As you can see the variable map is first initialized as a "sparse keymap", then certain key-bindings get defined in that map, and finally the map is set as the value of python-mode-map. The latter is the keymap used in a buffer that is in python-mode.
So the keybindings should work - but of course only in a buffer that is in python-mode. To activate python-mode in a buffer, type M-x python-mode. This works only after the file python-mode.el has been loaded.
You can check if your current buffer is in python-mode in two ways:
your mode line should display the letters "Py"
type M-: ENTER major-mode ENTER -> this should print "python-mode" to the minibuffer
Each major mode and some minor modes have their own keymap, which is overlaid on the global keymap (which is global-map). When you press a key, Emacs tries to find a binding for that key in the overlaid keymaps, falling back to "more global" ones until it gets to the global-map. This is why global-map works and map doesn't.

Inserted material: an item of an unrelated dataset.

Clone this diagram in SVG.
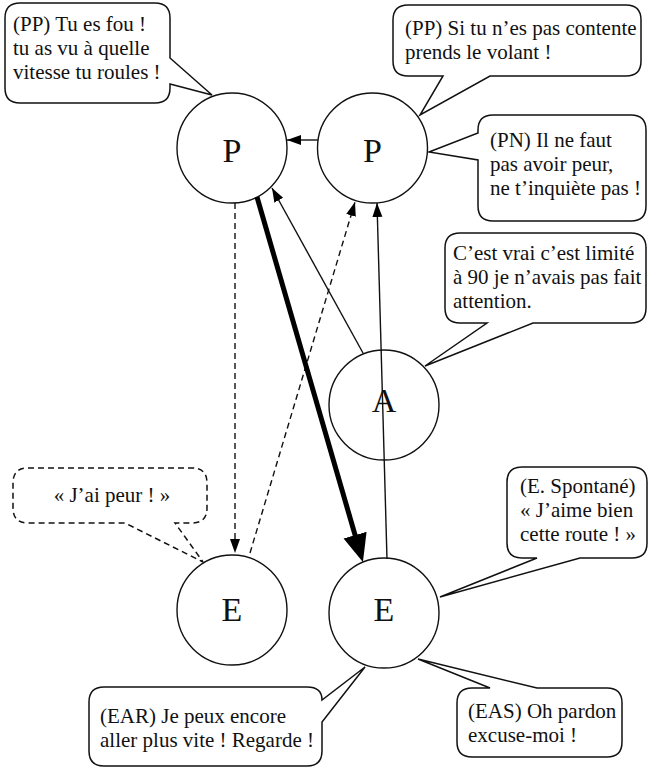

In lisp, let is used to bind local variables. The map variable doesn't exist outside of the let (or maybe it does, but it's probably not the one you want). Read the documentation for let and defvar (e.g. C-h f defvar).
You need to figure out which keymap is being used in the major mode, and use define-key on that. In this case, (define-key python-mode-map (kbd "C-c #") 'py-comment-region) will probably work. N.B. I do not use python-mode.el, but looking at the source it seems like it uses python-mode-map as the keymap variable. The other keymaps are for auxiliary buffers.